One thing I didn’t like in Greece was tourists using donkeys as transport. I understand that it’s financially benefitting the locals, but putting people twice the size and weight of a donkey to transport them to the top of the hill is unacceptable in the 21st century!

While visiting Lindos, a popular tourist destination due to its historical Acropolis, I noticed a donkey taxi. You pay 7 euros to be transported on a donkey to see the ancient ruins. During peak times, donkeys are forced to carry people up and down the hill five times a day without access to water or the possibility of hiding in the shade.

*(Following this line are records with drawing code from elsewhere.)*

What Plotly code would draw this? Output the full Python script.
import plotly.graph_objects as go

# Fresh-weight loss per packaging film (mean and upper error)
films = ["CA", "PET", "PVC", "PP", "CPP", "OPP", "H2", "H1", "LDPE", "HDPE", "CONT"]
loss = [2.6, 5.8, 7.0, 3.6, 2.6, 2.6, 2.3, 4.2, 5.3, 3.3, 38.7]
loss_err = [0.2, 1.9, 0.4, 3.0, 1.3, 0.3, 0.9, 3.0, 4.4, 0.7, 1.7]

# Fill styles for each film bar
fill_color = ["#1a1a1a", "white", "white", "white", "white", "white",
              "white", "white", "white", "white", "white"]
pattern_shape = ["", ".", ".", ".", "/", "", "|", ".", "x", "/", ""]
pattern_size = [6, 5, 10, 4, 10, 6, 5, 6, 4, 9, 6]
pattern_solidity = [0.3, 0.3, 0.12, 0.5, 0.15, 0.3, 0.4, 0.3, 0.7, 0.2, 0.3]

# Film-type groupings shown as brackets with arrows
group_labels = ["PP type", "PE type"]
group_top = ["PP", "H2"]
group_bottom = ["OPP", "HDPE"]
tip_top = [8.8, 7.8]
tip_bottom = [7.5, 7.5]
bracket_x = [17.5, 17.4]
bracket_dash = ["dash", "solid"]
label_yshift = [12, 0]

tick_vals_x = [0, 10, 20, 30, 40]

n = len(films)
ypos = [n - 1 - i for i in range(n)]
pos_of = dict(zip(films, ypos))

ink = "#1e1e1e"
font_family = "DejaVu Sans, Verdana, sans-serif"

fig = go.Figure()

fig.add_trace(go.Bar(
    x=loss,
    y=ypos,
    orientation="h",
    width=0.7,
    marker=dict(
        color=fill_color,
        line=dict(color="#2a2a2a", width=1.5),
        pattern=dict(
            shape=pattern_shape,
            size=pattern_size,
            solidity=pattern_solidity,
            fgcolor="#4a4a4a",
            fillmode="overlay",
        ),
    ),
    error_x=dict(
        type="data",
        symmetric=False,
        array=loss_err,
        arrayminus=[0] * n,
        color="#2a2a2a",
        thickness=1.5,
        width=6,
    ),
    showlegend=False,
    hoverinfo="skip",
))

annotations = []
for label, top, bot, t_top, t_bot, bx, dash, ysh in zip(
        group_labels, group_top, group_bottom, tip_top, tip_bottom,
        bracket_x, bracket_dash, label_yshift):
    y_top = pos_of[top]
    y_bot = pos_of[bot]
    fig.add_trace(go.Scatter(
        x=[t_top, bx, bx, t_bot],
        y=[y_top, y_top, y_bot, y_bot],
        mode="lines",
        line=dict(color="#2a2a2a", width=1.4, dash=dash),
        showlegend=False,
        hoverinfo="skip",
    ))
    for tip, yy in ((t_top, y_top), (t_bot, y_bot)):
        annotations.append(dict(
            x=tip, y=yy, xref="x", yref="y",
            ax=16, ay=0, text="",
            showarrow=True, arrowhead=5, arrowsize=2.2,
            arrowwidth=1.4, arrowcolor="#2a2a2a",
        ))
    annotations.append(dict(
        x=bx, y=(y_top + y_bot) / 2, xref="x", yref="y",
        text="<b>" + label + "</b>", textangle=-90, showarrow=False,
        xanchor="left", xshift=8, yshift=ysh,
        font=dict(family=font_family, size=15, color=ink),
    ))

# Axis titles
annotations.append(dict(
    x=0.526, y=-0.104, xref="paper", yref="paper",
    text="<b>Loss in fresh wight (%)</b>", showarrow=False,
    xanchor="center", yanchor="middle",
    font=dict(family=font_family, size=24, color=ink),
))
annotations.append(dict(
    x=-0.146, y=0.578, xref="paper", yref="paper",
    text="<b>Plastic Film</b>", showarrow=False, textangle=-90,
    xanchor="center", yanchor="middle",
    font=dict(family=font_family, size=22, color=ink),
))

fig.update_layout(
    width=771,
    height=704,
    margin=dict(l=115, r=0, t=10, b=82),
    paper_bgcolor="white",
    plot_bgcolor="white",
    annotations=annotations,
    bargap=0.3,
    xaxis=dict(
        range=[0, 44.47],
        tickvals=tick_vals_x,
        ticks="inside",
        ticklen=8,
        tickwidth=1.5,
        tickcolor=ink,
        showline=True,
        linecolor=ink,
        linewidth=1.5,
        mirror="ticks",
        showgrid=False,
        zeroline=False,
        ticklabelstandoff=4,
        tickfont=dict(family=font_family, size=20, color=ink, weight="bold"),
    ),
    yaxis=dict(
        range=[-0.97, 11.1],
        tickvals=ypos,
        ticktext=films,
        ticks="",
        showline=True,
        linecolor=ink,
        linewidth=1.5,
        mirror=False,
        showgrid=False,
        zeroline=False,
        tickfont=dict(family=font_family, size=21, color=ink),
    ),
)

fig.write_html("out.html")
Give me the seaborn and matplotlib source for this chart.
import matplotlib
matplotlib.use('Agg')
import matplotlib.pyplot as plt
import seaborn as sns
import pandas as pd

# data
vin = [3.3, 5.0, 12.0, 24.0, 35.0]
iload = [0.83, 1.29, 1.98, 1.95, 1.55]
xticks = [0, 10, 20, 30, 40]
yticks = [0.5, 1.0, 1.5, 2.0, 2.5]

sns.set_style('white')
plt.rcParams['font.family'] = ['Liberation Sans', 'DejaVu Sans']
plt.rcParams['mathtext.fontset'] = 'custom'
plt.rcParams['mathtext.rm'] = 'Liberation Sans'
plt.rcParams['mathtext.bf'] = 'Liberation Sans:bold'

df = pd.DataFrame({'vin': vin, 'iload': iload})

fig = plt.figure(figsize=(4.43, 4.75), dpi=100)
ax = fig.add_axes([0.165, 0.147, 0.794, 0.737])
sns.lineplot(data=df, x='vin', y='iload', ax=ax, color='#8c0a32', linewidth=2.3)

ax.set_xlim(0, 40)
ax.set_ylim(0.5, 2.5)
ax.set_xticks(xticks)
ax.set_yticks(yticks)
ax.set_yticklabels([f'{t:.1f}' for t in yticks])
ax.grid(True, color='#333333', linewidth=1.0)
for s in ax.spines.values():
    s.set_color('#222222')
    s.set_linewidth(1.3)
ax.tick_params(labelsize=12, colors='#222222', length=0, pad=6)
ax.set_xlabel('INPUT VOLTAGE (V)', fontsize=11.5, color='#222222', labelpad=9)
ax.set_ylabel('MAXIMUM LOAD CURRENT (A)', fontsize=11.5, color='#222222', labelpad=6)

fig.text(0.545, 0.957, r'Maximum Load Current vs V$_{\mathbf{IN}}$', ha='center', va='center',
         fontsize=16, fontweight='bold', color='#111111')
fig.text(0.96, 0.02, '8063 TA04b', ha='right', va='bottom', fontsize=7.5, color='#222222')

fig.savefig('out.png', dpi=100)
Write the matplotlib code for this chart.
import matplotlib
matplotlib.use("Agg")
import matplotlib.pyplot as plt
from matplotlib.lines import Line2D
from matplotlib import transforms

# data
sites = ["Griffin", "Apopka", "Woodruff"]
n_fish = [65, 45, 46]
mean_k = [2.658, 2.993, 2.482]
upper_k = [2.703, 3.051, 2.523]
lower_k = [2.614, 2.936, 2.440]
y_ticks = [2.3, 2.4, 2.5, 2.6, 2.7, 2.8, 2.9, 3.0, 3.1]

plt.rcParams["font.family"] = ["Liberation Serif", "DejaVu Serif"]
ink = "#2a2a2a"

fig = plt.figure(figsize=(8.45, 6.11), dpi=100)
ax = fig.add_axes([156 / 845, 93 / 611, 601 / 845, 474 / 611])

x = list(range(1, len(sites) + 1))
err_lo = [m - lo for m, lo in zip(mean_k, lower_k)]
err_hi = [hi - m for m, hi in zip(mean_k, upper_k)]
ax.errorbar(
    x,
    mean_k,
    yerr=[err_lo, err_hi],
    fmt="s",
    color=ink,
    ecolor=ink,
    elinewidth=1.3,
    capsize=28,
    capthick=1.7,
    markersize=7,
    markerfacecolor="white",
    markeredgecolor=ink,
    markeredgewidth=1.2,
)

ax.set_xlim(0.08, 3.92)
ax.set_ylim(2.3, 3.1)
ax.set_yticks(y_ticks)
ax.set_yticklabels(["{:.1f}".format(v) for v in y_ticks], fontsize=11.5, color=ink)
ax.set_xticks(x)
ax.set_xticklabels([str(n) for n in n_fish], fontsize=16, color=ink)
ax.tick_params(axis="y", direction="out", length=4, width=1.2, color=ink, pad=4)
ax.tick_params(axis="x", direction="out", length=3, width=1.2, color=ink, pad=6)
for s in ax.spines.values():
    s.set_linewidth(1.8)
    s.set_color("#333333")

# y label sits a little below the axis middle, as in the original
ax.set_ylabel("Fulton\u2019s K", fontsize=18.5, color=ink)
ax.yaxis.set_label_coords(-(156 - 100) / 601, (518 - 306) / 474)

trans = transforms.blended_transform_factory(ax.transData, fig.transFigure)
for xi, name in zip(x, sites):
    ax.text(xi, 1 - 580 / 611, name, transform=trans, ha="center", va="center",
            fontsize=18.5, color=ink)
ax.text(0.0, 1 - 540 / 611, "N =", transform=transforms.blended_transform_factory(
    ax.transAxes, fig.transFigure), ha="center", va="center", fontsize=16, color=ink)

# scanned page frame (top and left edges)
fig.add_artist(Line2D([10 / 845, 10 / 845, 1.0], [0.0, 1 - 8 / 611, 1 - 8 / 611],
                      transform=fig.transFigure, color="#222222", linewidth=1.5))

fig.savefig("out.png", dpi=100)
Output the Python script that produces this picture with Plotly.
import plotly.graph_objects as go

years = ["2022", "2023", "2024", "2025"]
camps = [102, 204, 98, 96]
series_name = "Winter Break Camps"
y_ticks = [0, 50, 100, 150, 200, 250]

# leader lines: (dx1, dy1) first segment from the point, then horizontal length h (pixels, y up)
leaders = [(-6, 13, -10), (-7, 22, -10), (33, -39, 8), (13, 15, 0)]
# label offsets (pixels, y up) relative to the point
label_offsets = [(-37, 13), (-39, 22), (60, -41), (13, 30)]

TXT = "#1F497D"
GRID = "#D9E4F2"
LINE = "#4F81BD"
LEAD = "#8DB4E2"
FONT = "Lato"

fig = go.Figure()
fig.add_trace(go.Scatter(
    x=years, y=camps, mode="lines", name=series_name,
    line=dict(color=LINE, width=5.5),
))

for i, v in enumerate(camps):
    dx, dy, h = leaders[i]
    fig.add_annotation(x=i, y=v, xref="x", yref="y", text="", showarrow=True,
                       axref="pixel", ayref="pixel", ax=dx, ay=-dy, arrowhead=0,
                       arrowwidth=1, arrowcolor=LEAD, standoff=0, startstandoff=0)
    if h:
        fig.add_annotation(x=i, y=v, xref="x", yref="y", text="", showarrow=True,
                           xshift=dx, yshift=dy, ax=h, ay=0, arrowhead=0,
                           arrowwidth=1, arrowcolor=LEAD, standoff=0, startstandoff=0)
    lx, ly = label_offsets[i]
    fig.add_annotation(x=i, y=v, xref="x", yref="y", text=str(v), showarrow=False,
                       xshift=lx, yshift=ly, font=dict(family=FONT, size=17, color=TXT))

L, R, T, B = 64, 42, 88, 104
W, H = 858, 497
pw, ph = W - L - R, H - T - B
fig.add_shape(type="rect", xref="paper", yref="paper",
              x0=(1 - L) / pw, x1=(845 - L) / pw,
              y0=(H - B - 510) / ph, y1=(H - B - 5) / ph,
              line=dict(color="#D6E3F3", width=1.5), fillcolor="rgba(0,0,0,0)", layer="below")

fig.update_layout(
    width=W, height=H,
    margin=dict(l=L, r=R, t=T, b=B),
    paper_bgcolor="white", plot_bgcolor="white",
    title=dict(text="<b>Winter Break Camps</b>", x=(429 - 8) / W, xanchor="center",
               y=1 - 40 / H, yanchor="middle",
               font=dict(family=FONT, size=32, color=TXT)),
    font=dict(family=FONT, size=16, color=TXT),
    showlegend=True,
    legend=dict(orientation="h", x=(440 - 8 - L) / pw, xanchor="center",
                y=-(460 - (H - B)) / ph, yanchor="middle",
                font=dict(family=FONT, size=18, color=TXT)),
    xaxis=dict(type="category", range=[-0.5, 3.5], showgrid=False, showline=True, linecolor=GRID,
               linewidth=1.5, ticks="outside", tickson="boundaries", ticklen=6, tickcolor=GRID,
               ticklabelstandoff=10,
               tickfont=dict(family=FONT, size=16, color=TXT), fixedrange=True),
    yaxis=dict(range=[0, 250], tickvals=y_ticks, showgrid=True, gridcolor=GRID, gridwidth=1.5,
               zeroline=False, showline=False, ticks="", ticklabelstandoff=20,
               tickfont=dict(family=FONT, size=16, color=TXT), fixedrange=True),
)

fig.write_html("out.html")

Despite the fact that they shouldn’t carry more than 20% of their bodyweight, profit-driven owners allow obese people to ride them. It puts a lot of pressure on their joints and backs. When a donkey is too weak to carry people, it’s abandoned, because the veterinary treatment is too expensive.

Young and lazy…

I know it’s hard to walk in the heat and it’s more comfortable to ride, but if you ever have the opportunity to use a donkey taxi, think about what these poor animals have to endure…and make some effort yourself. Donkey taxis are definitely not one of the things I liked in Greece.

To sum up

Every culture and country can teach us something valuable about life. The Greeks value family gatherings, traditions, good food, the little pleasures of life such as dancing and singing and slowing down every now and then. Have you learnt any valuable lessons while visiting another country?